Your goal = Retype the material in full, keeping every word the same.

Source material =
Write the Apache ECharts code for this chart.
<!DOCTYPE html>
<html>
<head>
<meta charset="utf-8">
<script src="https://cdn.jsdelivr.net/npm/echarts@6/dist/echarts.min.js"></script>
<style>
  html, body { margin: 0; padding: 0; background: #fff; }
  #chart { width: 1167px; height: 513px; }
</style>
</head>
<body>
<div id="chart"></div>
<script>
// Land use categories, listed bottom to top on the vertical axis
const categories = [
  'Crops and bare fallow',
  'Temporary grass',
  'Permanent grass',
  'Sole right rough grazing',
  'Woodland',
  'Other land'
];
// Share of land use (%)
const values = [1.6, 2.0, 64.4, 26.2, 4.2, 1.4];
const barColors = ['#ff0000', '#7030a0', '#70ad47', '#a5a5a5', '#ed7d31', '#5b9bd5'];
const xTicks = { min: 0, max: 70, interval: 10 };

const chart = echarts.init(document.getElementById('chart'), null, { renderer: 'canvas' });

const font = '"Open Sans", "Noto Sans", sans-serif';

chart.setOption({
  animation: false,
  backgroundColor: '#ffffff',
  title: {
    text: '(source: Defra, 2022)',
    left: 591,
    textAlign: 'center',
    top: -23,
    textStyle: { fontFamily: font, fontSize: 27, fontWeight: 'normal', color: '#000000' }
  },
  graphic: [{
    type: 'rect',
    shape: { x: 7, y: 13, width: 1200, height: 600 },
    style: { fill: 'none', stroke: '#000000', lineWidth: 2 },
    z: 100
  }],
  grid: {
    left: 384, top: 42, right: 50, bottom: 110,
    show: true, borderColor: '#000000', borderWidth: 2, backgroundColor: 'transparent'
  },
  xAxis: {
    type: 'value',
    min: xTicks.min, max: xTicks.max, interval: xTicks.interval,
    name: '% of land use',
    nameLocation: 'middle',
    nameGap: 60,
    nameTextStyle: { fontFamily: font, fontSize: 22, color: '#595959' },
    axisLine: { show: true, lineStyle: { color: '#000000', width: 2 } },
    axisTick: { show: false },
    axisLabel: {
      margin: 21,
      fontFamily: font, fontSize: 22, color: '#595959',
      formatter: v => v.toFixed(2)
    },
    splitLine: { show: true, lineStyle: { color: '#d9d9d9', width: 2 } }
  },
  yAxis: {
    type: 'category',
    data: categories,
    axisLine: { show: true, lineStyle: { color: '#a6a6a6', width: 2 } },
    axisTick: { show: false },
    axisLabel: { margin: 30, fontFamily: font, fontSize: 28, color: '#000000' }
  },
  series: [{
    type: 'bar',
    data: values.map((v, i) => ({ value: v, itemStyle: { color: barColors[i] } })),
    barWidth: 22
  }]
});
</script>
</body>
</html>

Worked answer =
Write the Apache ECharts code for this chart.
<!DOCTYPE html>
<html>
<head>
<meta charset="utf-8">
<script src="https://cdn.jsdelivr.net/npm/echarts@6/dist/echarts.min.js"></script>
<style>
  html, body { margin: 0; padding: 0; background: #fff; }
  #chart { width: 1167px; height: 513px; }
</style>
</head>
<body>
<div id="chart"></div>
<script>
// Land use categories, listed bottom to top on the vertical axis
const categories = [
  'Crops and bare fallow',
  'Temporary grass',
  'Permanent grass',
  'Sole right rough grazing',
  'Woodland',
  'Other land'
];
// Share of land use (%)
const values = [1.6, 2.0, 64.4, 26.2, 4.2, 1.4];
const barColors = ['#ff0000', '#7030a0', '#70ad47', '#a5a5a5', '#ed7d31', '#5b9bd5'];
const xTicks = { min: 0, max: 70, interval: 10 };

const chart = echarts.init(document.getElementById('chart'), null, { renderer: 'canvas' });

const font = '"Open Sans", "Noto Sans", sans-serif';

chart.setOption({
  animation: false,
  backgroundColor: '#ffffff',
  title: {
    text: '(source: Defra, 2022)',
    left: 591,
    textAlign: 'center',
    top: -23,
    textStyle: { fontFamily: font, fontSize: 27, fontWeight: 'normal', color: '#000000' }
  },
  graphic: [{
    type: 'rect',
    shape: { x: 7, y: 13, width: 1200, height: 600 },
    style: { fill: 'none', stroke: '#000000', lineWidth: 2 },
    z: 100
  }],
  grid: {
    left: 384, top: 42, right: 50, bottom: 110,
    show: true, borderColor: '#000000', borderWidth: 2, backgroundColor: 'transparent'
  },
  xAxis: {
    type: 'value',
    min: xTicks.min, max: xTicks.max, interval: xTicks.interval,
    name: '% of land use',
    nameLocation: 'middle',
    nameGap: 60,
    nameTextStyle: { fontFamily: font, fontSize: 22, color: '#595959' },
    axisLine: { show: true, lineStyle: { color: '#000000', width: 2 } },
    axisTick: { show: false },
    axisLabel: {
      margin: 21,
      fontFamily: font, fontSize: 22, color: '#595959',
      formatter: v => v.toFixed(2)
    },
    splitLine: { show: true, lineStyle: { color: '#d9d9d9', width: 2 } }
  },
  yAxis: {
    type: 'category',
    data: categories,
    axisLine: { show: true, lineStyle: { color: '#a6a6a6', width: 2 } },
    axisTick: { show: false },
    axisLabel: { margin: 30, fontFamily: font, fontSize: 28, color: '#000000' }
  },
  series: [{
    type: 'bar',
    data: values.map((v, i) => ({ value: v, itemStyle: { color: barColors[i] } })),
    barWidth: 22
  }]
});
</script>
</body>
</html>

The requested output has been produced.